Developed at the Johns Hopkins Bloomberg School of Public Health, the Guided Care Model appears to have reduced costs and boosted quality in a continuing study at eight primary care practices in the Baltimore-Washington, D.C. area.

"After the first eight months of the study, Guided Care patients experienced, on average, 24 percent fewer hospital days, 37 percent fewer skilled nursing facility days, 15 percent fewer emergency department visits and 29 percent fewer home health care episodes, as well as 9 percent more specialist visits," according to a Johns Hopkins fact sheet on the program. The summary said "these differences in utilization represent an estimated annual net savings." Patients involved rated the quality of care higher and doctors were more satisfied with communication with the patient and said they were better informed about the condition of the patient.

Use of the University of Pennsylvania transitional care model to treat congestive heart failure patients showed savings of $4,845 per patient after one year.

Mark Hayes, a GOP Senate Finance Committee health aide, said teamwork could be fostered through "accountable care organizations" that rely on a "shared-savings" model in which doctors and hospitals another providers who work together to deliver care more efficiently reap some of the financial rewards. Recently promoted at a Brookings Institution seminar by Dartmouth researcher Elliott Fisher and former Centers for Medicare and Medicaid Services Administrator Mark McClellan, the model shows promise, Hayes said.

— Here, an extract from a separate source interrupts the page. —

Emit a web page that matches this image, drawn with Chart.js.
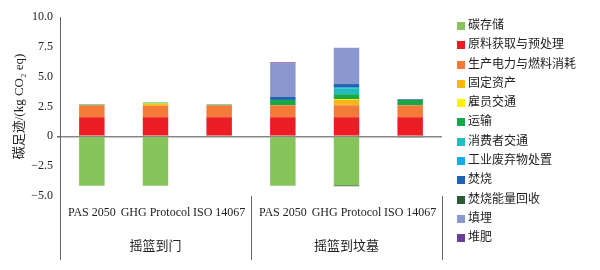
<!DOCTYPE html>
<html>
<head>
<meta charset="utf-8">
<script src="https://cdn.jsdelivr.net/npm/chart.js@4/dist/chart.umd.min.js"></script>
<style>
  html, body { margin: 0; padding: 0; background: #fff; }
  #wrap { position: relative; width: 600px; height: 270px; }
  #legend { position: absolute; left: 457px; top: 14px; font-family: "Noto Sans CJK SC", sans-serif; font-size: 12px; color: #222; }
  #legend div { height: 19.3px; line-height: 19.3px; white-space: nowrap; }
  #legend span { display: inline-block; width: 8px; height: 8px; margin-right: 3px; vertical-align: -1px; }
</style>
</head>
<body>
<div id="wrap">
  <canvas id="chart" width="600" height="270"></canvas>
  <div id="legend"></div>
</div>
<script>
const categories = ['PAS 2050', 'GHG Protocol', 'ISO 14067', 'PAS 2050', 'GHG Protocol', 'ISO 14067'];
const groups = ['摇篮到门', '摇篮到坟墓'];
const yTicks = [10, 7.5, 5, 2.5, 0, -2.5, -5];

const seriesNames = ['碳存储', '原料获取与预处理', '生产电力与燃料消耗', '固定资产', '雇员交通', '运输',
  '消费者交通', '工业废弃物处置', '焚烧', '焚烧能量回收', '填埋', '堆肥'];

const carbonStorage     = [-4.15, -4.15, 0, -4.15, -4.1, 0];
const rawMaterial       = [1.6, 1.6, 1.6, 1.6, 1.6, 1.6];
const production        = [1.0, 0.95, 1.0, 1.0, 1.0, 1.0];
const fixedAssets       = [0, 0.15, 0, 0, 0.45, 0];
const commute           = [0, 0.05, 0, 0, 0.08, 0];
const transport         = [0.07, 0.08, 0.07, 0.45, 0.4, 0.45];
const consumerTransport = [0, 0, 0, 0, 0.5, 0];
const industrialWaste   = [0, 0, 0, 0, 0.05, 0];
const incineration      = [0, 0, 0, 0.25, 0.3, 0.03];
const energyRecovery    = [0, 0, 0, 0, -0.08, -0.08];
const landfill          = [0, 0, 0, 2.8, 3.05, 0];
const compost           = [0, 0, 0, 0.1, 0, 0.05];

const seriesValues = [carbonStorage, rawMaterial, production, fixedAssets, commute, transport,
  consumerTransport, industrialWaste, incineration, energyRecovery, landfill, compost];
const colors = ['#86c35a', '#ec1c24', '#f47a38', '#fbb616', '#fff200', '#18a84c',
  '#1fbcc0', '#10aee8', '#1f64b0', '#2f5a32', '#8a98cf', '#6a3d98'];

const serif = '"Liberation Serif", "Noto Sans CJK SC", serif';

// separators under the axis and the group names
const groupPlugin = {
  id: 'groups',
  afterDraw(chart) {
    const c = chart.ctx;
    const x = chart.scales.x;
    const area = chart.chartArea;
    const half = (x.getPixelForValue(1) - x.getPixelForValue(0)) / 2;
    const seps = [x.getPixelForValue(0) - half, x.getPixelForValue(2) + half, x.getPixelForValue(5) + half];
    c.save();
    c.strokeStyle = '#666';
    c.lineWidth = 1;
    seps.forEach(px => {
      c.beginPath();
      c.moveTo(Math.round(px) + 0.5, area.bottom);
      c.lineTo(Math.round(px) + 0.5, 260);
      c.stroke();
    });
    c.fillStyle = '#222';
    c.font = '13px "Noto Sans CJK SC", sans-serif';
    c.textAlign = 'center';
    c.textBaseline = 'middle';
    groups.forEach((g, i) => {
      const cx = (x.getPixelForValue(i * 3) + x.getPixelForValue(i * 3 + 2)) / 2;
      c.fillText(g, cx, 245);
    });
    c.restore();
  }
};

const ctx = document.getElementById('chart').getContext('2d');

new Chart(ctx, {
  type: 'bar',
  data: {
    labels: categories,
    datasets: seriesNames.map((name, i) => ({
      label: name,
      data: seriesValues[i],
      backgroundColor: colors[i],
      borderWidth: 0,
      barPercentage: 0.4,
      categoryPercentage: 1
    }))
  },
  options: {
    responsive: false,
    animation: false,
    layout: { padding: { top: 17, right: 158, left: 0, bottom: 0 } },
    plugins: { legend: { display: false }, tooltip: { enabled: false } },
    scales: {
      x: {
        stacked: true,
        grid: { display: false, drawTicks: false },
        border: { display: false },
        ticks: { color: '#222', padding: 10, maxRotation: 0, minRotation: 0, autoSkip: false, font: { family: serif, size: 12 } },
        afterFit: s => { s.height = 74; }
      },
      y: {
        stacked: true,
        min: -5,
        max: 10,
        afterBuildTicks: s => { s.ticks = yTicks.map(v => ({ value: v })); },
        afterFit: s => { s.width = 60; },
        ticks: {
          color: '#222',
          padding: 4,
          font: { family: serif, size: 12 },
          callback: v => v === 0 ? '0' : v.toFixed(1).replace('-', '−')
        },
        grid: {
          color: c => c.tick && c.tick.value === 0 ? '#888' : 'rgba(0,0,0,0)',
          lineWidth: c => c.tick && c.tick.value === 0 ? 1.5 : 0,
          tickColor: '#666',
          tickLength: 3
        },
        border: { color: '#666', width: 1 },
        title: {
          display: true,
          text: '碳足迹/(kg CO₂ eq)',
          color: '#222',
          padding: { top: 12, bottom: 0 },
          font: { family: serif, size: 13 }
        }
      }
    }
  },
  plugins: [groupPlugin]
});

const legend = document.getElementById('legend');
seriesNames.forEach((name, i) => {
  const row = document.createElement('div');
  row.innerHTML = '<span style="background:' + colors[i] + '"></span>' + name;
  legend.appendChild(row);
});
</script>
</body>
</html>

Dan Elling, Republican staff director on the House Ways and Means Health Subcommittee, said better treatment of the chronically ill is a bipartisan priority. Elling said improved models should be designed to foster greater personal responsibility on the part of the patients, perhaps through incentives such as lower out-of-pocket premium costs for patients who manage their weight effectively.

Ashley Riddon, a legislative assistant to Sen. Blanche Lincoln, D-Ark., noted that legislation offered by her boss emphasizes a comprehensive geriatric assessment of the needs of chronically ill patents. She said that Medicare demos have shown that some design features of care do work, such as comprehensive geriatric assessments.

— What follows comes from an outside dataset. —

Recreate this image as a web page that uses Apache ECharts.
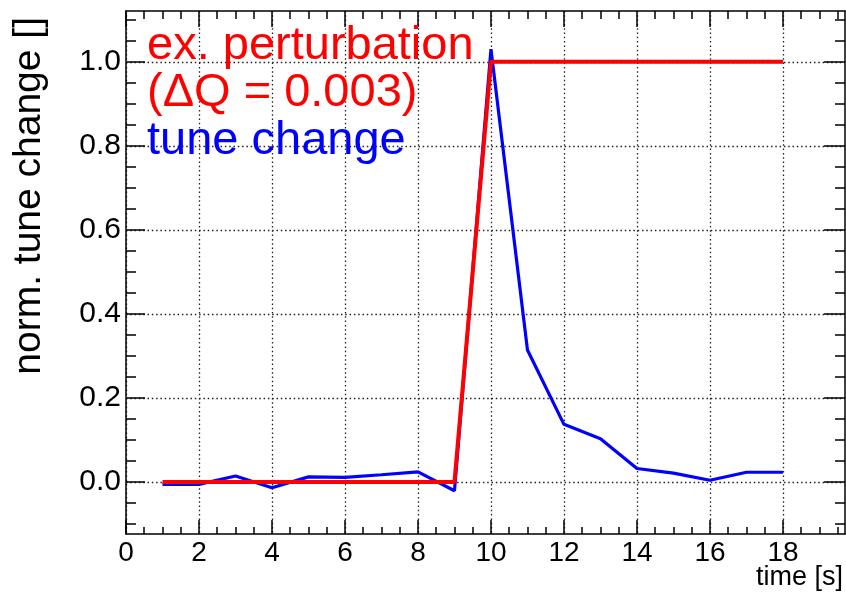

Mark Bayer, legislative director for Rep. Edward J. Markey, D-Mass., noted the importance of finding lower cost ways of treating people at home given the greater difficulties seniors have paying for assisted living because they can't raise enough money to enter those facilities by selling their homes in the slumping real estate market. Legislation offered by Markey and others in the last session of Congress would set up demonstration projects in 26 states to generate options to better coordinate care and keep the chronically ill in their homes and out of nursing homes as long as possible.

Chad Boult, the Johns Hopkins professor overseeing research to develop the Guided Care model, sounded a note of caution about changed payment systems, however. He said that the "shared savings" concept, for example, could in fact save money but also indicated that if not managed properly could lead to undertreatment.